Task requirements: The listing below is to be output in its exact form.

Data:
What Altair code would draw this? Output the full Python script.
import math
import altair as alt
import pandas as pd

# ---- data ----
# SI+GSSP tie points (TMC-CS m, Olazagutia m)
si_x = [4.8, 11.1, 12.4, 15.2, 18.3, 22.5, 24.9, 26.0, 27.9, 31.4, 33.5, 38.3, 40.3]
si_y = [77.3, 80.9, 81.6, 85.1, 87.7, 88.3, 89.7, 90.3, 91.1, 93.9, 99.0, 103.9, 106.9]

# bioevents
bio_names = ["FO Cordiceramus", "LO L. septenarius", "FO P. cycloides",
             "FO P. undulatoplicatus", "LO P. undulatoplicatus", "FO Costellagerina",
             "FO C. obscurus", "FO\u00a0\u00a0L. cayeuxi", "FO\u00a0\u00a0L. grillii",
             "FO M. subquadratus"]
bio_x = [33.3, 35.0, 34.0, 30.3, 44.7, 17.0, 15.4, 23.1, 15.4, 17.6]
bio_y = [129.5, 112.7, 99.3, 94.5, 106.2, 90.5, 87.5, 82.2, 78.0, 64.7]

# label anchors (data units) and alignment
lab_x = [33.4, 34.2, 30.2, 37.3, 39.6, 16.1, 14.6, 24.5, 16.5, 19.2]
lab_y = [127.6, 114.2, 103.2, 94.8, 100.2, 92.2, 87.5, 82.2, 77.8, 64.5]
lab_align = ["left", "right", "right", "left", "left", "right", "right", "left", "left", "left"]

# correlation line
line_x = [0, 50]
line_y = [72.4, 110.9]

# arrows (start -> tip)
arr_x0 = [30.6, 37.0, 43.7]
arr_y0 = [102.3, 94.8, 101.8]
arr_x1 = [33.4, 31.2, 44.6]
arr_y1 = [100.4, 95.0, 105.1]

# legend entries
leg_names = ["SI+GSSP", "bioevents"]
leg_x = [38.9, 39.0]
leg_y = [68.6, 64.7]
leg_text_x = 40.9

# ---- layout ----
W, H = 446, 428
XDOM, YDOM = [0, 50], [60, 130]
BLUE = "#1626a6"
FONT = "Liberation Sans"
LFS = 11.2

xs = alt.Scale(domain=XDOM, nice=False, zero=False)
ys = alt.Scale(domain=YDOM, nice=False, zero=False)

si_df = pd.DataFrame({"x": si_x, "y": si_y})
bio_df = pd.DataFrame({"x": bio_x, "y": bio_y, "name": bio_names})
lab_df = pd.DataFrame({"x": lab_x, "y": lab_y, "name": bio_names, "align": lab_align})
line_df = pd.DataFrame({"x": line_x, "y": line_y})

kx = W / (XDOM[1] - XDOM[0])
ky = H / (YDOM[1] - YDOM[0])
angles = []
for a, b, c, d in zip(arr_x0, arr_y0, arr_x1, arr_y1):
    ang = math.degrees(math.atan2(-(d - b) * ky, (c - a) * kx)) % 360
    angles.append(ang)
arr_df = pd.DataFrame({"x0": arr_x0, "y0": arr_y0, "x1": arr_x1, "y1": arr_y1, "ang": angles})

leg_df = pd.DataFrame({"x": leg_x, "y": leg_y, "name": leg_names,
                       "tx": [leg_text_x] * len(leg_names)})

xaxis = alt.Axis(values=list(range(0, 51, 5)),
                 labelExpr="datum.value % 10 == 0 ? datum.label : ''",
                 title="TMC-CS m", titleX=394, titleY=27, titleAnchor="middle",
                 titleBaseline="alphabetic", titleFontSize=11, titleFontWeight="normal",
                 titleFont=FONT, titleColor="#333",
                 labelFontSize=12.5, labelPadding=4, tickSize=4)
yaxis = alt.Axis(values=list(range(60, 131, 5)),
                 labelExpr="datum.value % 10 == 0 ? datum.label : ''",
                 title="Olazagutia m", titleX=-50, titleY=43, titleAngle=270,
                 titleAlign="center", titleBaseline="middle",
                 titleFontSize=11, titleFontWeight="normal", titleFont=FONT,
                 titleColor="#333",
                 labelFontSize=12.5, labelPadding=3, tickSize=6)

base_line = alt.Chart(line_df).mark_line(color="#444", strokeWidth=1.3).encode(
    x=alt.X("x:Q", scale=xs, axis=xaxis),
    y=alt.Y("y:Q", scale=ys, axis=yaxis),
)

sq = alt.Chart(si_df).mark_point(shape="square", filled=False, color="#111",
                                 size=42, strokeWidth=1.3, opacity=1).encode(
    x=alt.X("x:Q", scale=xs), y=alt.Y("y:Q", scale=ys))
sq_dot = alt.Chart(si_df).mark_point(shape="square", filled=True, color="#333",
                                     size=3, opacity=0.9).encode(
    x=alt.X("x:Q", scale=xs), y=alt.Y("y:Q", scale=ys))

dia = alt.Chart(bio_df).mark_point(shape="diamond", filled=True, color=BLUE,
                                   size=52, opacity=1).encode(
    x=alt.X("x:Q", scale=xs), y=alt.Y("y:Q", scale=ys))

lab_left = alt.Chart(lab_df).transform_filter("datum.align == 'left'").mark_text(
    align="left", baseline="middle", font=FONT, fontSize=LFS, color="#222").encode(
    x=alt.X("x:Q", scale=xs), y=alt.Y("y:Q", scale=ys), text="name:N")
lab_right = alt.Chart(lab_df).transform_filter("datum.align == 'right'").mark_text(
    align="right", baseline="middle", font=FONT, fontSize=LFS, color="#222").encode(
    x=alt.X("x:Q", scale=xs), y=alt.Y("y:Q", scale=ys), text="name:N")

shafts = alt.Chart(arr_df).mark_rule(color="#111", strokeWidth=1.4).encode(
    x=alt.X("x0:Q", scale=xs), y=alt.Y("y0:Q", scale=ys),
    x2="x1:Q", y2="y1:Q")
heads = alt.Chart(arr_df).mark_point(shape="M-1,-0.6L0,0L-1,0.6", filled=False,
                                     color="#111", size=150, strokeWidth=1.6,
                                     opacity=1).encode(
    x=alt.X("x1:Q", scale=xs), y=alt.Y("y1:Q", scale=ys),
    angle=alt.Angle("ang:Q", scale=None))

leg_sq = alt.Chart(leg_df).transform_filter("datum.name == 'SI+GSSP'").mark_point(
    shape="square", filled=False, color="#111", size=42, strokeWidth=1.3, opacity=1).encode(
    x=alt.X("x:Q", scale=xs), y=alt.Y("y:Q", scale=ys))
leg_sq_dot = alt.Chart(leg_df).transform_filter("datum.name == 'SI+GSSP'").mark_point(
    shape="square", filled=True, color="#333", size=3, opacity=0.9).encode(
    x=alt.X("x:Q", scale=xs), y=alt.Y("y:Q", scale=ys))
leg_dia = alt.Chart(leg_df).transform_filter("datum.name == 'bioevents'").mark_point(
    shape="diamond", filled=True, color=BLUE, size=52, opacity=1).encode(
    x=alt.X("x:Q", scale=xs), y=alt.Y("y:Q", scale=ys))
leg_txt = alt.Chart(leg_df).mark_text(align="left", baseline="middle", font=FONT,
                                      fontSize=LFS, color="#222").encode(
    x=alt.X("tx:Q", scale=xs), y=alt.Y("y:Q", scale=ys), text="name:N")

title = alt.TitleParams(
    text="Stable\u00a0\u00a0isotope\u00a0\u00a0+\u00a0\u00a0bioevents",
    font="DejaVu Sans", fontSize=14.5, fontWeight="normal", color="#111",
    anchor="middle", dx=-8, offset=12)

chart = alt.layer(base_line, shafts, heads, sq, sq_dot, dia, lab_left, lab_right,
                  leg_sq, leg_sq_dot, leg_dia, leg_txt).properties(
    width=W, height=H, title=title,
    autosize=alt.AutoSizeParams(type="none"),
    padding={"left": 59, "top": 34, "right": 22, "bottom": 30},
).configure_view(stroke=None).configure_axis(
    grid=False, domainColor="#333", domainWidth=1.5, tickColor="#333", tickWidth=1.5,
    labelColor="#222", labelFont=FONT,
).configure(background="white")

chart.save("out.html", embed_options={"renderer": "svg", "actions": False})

Response:
What Altair code would draw this? Output the full Python script.
import math
import altair as alt
import pandas as pd

# ---- data ----
# SI+GSSP tie points (TMC-CS m, Olazagutia m)
si_x = [4.8, 11.1, 12.4, 15.2, 18.3, 22.5, 24.9, 26.0, 27.9, 31.4, 33.5, 38.3, 40.3]
si_y = [77.3, 80.9, 81.6, 85.1, 87.7, 88.3, 89.7, 90.3, 91.1, 93.9, 99.0, 103.9, 106.9]

# bioevents
bio_names = ["FO Cordiceramus", "LO L. septenarius", "FO P. cycloides",
             "FO P. undulatoplicatus", "LO P. undulatoplicatus", "FO Costellagerina",
             "FO C. obscurus", "FO\u00a0\u00a0L. cayeuxi", "FO\u00a0\u00a0L. grillii",
             "FO M. subquadratus"]
bio_x = [33.3, 35.0, 34.0, 30.3, 44.7, 17.0, 15.4, 23.1, 15.4, 17.6]
bio_y = [129.5, 112.7, 99.3, 94.5, 106.2, 90.5, 87.5, 82.2, 78.0, 64.7]

# label anchors (data units) and alignment
lab_x = [33.4, 34.2, 30.2, 37.3, 39.6, 16.1, 14.6, 24.5, 16.5, 19.2]
lab_y = [127.6, 114.2, 103.2, 94.8, 100.2, 92.2, 87.5, 82.2, 77.8, 64.5]
lab_align = ["left", "right", "right", "left", "left", "right", "right", "left", "left", "left"]

# correlation line
line_x = [0, 50]
line_y = [72.4, 110.9]

# arrows (start -> tip)
arr_x0 = [30.6, 37.0, 43.7]
arr_y0 = [102.3, 94.8, 101.8]
arr_x1 = [33.4, 31.2, 44.6]
arr_y1 = [100.4, 95.0, 105.1]

# legend entries
leg_names = ["SI+GSSP", "bioevents"]
leg_x = [38.9, 39.0]
leg_y = [68.6, 64.7]
leg_text_x = 40.9

# ---- layout ----
W, H = 446, 428
XDOM, YDOM = [0, 50], [60, 130]
BLUE = "#1626a6"
FONT = "Liberation Sans"
LFS = 11.2

xs = alt.Scale(domain=XDOM, nice=False, zero=False)
ys = alt.Scale(domain=YDOM, nice=False, zero=False)

si_df = pd.DataFrame({"x": si_x, "y": si_y})
bio_df = pd.DataFrame({"x": bio_x, "y": bio_y, "name": bio_names})
lab_df = pd.DataFrame({"x": lab_x, "y": lab_y, "name": bio_names, "align": lab_align})
line_df = pd.DataFrame({"x": line_x, "y": line_y})

kx = W / (XDOM[1] - XDOM[0])
ky = H / (YDOM[1] - YDOM[0])
angles = []
for a, b, c, d in zip(arr_x0, arr_y0, arr_x1, arr_y1):
    ang = math.degrees(math.atan2(-(d - b) * ky, (c - a) * kx)) % 360
    angles.append(ang)
arr_df = pd.DataFrame({"x0": arr_x0, "y0": arr_y0, "x1": arr_x1, "y1": arr_y1, "ang": angles})

leg_df = pd.DataFrame({"x": leg_x, "y": leg_y, "name": leg_names,
                       "tx": [leg_text_x] * len(leg_names)})

xaxis = alt.Axis(values=list(range(0, 51, 5)),
                 labelExpr="datum.value % 10 == 0 ? datum.label : ''",
                 title="TMC-CS m", titleX=394, titleY=27, titleAnchor="middle",
                 titleBaseline="alphabetic", titleFontSize=11, titleFontWeight="normal",
                 titleFont=FONT, titleColor="#333",
                 labelFontSize=12.5, labelPadding=4, tickSize=4)
yaxis = alt.Axis(values=list(range(60, 131, 5)),
                 labelExpr="datum.value % 10 == 0 ? datum.label : ''",
                 title="Olazagutia m", titleX=-50, titleY=43, titleAngle=270,
                 titleAlign="center", titleBaseline="middle",
                 titleFontSize=11, titleFontWeight="normal", titleFont=FONT,
                 titleColor="#333",
                 labelFontSize=12.5, labelPadding=3, tickSize=6)

base_line = alt.Chart(line_df).mark_line(color="#444", strokeWidth=1.3).encode(
    x=alt.X("x:Q", scale=xs, axis=xaxis),
    y=alt.Y("y:Q", scale=ys, axis=yaxis),
)

sq = alt.Chart(si_df).mark_point(shape="square", filled=False, color="#111",
                                 size=42, strokeWidth=1.3, opacity=1).encode(
    x=alt.X("x:Q", scale=xs), y=alt.Y("y:Q", scale=ys))
sq_dot = alt.Chart(si_df).mark_point(shape="square", filled=True, color="#333",
                                     size=3, opacity=0.9).encode(
    x=alt.X("x:Q", scale=xs), y=alt.Y("y:Q", scale=ys))

dia = alt.Chart(bio_df).mark_point(shape="diamond", filled=True, color=BLUE,
                                   size=52, opacity=1).encode(
    x=alt.X("x:Q", scale=xs), y=alt.Y("y:Q", scale=ys))

lab_left = alt.Chart(lab_df).transform_filter("datum.align == 'left'").mark_text(
    align="left", baseline="middle", font=FONT, fontSize=LFS, color="#222").encode(
    x=alt.X("x:Q", scale=xs), y=alt.Y("y:Q", scale=ys), text="name:N")
lab_right = alt.Chart(lab_df).transform_filter("datum.align == 'right'").mark_text(
    align="right", baseline="middle", font=FONT, fontSize=LFS, color="#222").encode(
    x=alt.X("x:Q", scale=xs), y=alt.Y("y:Q", scale=ys), text="name:N")

shafts = alt.Chart(arr_df).mark_rule(color="#111", strokeWidth=1.4).encode(
    x=alt.X("x0:Q", scale=xs), y=alt.Y("y0:Q", scale=ys),
    x2="x1:Q", y2="y1:Q")
heads = alt.Chart(arr_df).mark_point(shape="M-1,-0.6L0,0L-1,0.6", filled=False,
                                     color="#111", size=150, strokeWidth=1.6,
                                     opacity=1).encode(
    x=alt.X("x1:Q", scale=xs), y=alt.Y("y1:Q", scale=ys),
    angle=alt.Angle("ang:Q", scale=None))

leg_sq = alt.Chart(leg_df).transform_filter("datum.name == 'SI+GSSP'").mark_point(
    shape="square", filled=False, color="#111", size=42, strokeWidth=1.3, opacity=1).encode(
    x=alt.X("x:Q", scale=xs), y=alt.Y("y:Q", scale=ys))
leg_sq_dot = alt.Chart(leg_df).transform_filter("datum.name == 'SI+GSSP'").mark_point(
    shape="square", filled=True, color="#333", size=3, opacity=0.9).encode(
    x=alt.X("x:Q", scale=xs), y=alt.Y("y:Q", scale=ys))
leg_dia = alt.Chart(leg_df).transform_filter("datum.name == 'bioevents'").mark_point(
    shape="diamond", filled=True, color=BLUE, size=52, opacity=1).encode(
    x=alt.X("x:Q", scale=xs), y=alt.Y("y:Q", scale=ys))
leg_txt = alt.Chart(leg_df).mark_text(align="left", baseline="middle", font=FONT,
                                      fontSize=LFS, color="#222").encode(
    x=alt.X("tx:Q", scale=xs), y=alt.Y("y:Q", scale=ys), text="name:N")

title = alt.TitleParams(
    text="Stable\u00a0\u00a0isotope\u00a0\u00a0+\u00a0\u00a0bioevents",
    font="DejaVu Sans", fontSize=14.5, fontWeight="normal", color="#111",
    anchor="middle", dx=-8, offset=12)

chart = alt.layer(base_line, shafts, heads, sq, sq_dot, dia, lab_left, lab_right,
                  leg_sq, leg_sq_dot, leg_dia, leg_txt).properties(
    width=W, height=H, title=title,
    autosize=alt.AutoSizeParams(type="none"),
    padding={"left": 59, "top": 34, "right": 22, "bottom": 30},
).configure_view(stroke=None).configure_axis(
    grid=False, domainColor="#333", domainWidth=1.5, tickColor="#333", tickWidth=1.5,
    labelColor="#222", labelFont=FONT,
).configure(background="white")

chart.save("out.html", embed_options={"renderer": "svg", "actions": False})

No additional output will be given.